In fact the endless cycle of destruction and violence led me to wish in a way that Hadrian had never resurrected the city, and that it had suffered the fate of ancient Carthage – its vineyards sown with salt, and fields  of broken pottery as the only physical evidence of a once-great civilisation.

It seems that throughout its history, the rulers and inhabitants of the city were unworthy of a place held holy by so many faiths. So many potentates wanted a piece of Jerusalem, and ended up degraded by their ownership – even to the present day. Almost as though their God was punishing them for their sacrilegious ambition.

Better surely that Jerusalem had remained a city of the mind. An ethereal entity to be formed to their spiritual requirements by the faiths that hold it holy, rather than a piece of blood-stained real estate that serves as a magnet for fanatics who accept no creed other than their own as a legitimate path to God, and seem intent on hastening the arrival of their version of Armageddon.

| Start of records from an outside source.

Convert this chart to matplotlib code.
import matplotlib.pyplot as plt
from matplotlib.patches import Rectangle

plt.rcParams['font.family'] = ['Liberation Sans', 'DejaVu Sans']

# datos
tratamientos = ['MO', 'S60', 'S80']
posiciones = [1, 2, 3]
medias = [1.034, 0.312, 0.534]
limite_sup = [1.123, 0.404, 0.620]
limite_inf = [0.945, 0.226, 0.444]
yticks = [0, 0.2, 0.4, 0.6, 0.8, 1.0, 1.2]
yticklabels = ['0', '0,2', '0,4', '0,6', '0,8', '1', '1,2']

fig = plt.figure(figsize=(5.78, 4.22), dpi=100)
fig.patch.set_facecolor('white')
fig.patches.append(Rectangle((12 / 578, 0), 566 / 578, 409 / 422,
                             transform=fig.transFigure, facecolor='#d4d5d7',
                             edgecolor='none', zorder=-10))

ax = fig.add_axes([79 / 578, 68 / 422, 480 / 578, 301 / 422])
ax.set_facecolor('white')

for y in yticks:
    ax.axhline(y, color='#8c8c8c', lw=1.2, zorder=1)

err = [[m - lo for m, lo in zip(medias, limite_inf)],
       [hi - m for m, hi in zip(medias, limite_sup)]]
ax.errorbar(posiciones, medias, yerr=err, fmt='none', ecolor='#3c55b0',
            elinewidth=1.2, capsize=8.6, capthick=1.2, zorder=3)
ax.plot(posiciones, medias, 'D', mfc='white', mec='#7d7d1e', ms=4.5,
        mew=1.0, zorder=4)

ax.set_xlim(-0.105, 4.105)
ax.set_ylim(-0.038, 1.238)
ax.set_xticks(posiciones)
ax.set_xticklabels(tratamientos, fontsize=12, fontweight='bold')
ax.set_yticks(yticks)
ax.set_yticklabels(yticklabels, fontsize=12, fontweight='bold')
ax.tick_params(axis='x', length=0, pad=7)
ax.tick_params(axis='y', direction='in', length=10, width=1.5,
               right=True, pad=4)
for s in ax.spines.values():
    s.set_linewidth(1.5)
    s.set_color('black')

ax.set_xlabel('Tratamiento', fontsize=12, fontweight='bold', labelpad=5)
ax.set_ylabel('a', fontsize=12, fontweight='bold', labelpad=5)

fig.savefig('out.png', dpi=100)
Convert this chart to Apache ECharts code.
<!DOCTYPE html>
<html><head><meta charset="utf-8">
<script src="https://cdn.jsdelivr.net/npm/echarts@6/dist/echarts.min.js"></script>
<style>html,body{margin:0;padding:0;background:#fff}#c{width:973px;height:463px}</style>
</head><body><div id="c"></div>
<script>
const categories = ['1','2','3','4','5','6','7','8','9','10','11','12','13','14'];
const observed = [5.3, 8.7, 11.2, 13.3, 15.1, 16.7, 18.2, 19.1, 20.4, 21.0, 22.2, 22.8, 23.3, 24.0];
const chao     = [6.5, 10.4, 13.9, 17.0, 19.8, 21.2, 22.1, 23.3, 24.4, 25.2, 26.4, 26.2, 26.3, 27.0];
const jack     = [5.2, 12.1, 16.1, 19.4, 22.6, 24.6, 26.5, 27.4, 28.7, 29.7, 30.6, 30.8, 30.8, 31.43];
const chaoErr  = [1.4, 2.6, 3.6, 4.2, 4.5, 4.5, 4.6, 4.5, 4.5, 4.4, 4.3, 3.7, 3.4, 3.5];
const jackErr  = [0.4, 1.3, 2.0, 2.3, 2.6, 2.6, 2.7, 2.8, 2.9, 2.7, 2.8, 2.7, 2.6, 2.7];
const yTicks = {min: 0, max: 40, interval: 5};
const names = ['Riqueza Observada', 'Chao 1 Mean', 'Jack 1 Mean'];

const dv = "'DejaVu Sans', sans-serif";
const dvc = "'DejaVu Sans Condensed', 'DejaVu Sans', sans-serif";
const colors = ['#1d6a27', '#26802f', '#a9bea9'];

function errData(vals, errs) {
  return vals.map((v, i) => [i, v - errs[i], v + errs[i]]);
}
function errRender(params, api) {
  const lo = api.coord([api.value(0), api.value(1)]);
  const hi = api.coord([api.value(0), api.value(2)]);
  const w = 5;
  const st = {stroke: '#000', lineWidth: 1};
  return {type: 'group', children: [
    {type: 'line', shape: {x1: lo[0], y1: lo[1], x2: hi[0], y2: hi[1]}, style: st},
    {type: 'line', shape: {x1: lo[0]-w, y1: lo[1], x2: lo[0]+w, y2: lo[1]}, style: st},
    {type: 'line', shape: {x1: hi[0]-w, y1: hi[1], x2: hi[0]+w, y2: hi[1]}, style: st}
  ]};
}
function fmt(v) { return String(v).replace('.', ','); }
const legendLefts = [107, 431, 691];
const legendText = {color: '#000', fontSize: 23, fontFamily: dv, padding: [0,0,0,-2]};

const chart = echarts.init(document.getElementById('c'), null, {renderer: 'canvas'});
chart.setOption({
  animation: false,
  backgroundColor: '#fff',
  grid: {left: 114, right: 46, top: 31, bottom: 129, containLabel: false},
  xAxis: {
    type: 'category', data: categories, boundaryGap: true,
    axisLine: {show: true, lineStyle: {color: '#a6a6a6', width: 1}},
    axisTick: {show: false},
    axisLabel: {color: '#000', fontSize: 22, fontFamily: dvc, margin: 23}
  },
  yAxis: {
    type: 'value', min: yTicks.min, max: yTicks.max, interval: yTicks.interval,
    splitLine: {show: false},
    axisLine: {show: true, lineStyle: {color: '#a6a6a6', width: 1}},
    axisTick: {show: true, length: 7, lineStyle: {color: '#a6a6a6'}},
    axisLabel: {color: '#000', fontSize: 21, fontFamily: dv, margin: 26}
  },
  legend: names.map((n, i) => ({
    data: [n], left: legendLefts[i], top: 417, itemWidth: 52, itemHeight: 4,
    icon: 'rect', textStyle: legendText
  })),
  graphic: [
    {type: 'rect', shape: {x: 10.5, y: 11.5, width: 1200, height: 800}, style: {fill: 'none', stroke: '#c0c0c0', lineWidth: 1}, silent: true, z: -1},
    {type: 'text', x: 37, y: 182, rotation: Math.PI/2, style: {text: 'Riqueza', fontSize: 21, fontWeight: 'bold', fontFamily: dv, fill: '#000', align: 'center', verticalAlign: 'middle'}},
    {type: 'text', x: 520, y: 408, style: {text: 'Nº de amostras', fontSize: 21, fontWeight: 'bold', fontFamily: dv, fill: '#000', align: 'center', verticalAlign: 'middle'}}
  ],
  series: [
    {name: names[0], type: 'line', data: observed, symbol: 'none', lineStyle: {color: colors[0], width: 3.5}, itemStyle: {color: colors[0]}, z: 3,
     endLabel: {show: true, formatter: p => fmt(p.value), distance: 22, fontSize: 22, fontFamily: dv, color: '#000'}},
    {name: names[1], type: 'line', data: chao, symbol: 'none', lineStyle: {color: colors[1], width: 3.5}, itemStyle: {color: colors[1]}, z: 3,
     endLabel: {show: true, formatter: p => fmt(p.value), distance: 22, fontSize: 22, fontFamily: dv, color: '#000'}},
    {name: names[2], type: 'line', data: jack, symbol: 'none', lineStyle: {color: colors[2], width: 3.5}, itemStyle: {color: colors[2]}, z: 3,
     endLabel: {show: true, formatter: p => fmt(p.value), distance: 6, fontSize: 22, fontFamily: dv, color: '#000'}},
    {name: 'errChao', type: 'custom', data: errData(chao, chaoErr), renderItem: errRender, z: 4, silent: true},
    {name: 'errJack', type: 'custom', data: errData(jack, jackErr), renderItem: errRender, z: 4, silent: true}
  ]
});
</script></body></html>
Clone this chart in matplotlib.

The sad aspect of Jerusalem’s recent history is that the present impasse – if Sebag Montefiore is to be believed – could have been avoided on a number of occasions by accommodations that were widely seen as acceptable and yet were rejected by the power brokers of the time. From the end of the First World War onwards, intractable leaders on both sides  – Zionists and Palestinian Arabs – declined political solutions that could have spared much of the blood that was shed during the past century and is still being shed today.

At the same time, the book leaves me wanting more than ever to visit Jerusalem, even though on one level I expect to be shocked and disappointed, like so many visitors before me. But how could one visit Rome and Istanbul, and not Jerusalem?

Jerusalem – The Biography is compelling and scholarly work by an author whose own Jewish antecedents have not stopped him from delivering an even-handed account of the city’s four thousand year history. Just as Peter Ackroyd’s London – a Biography, illuminated my capital city, so Sebag Montefiore’s book has added immensely to my patchwork understanding of the Middle East.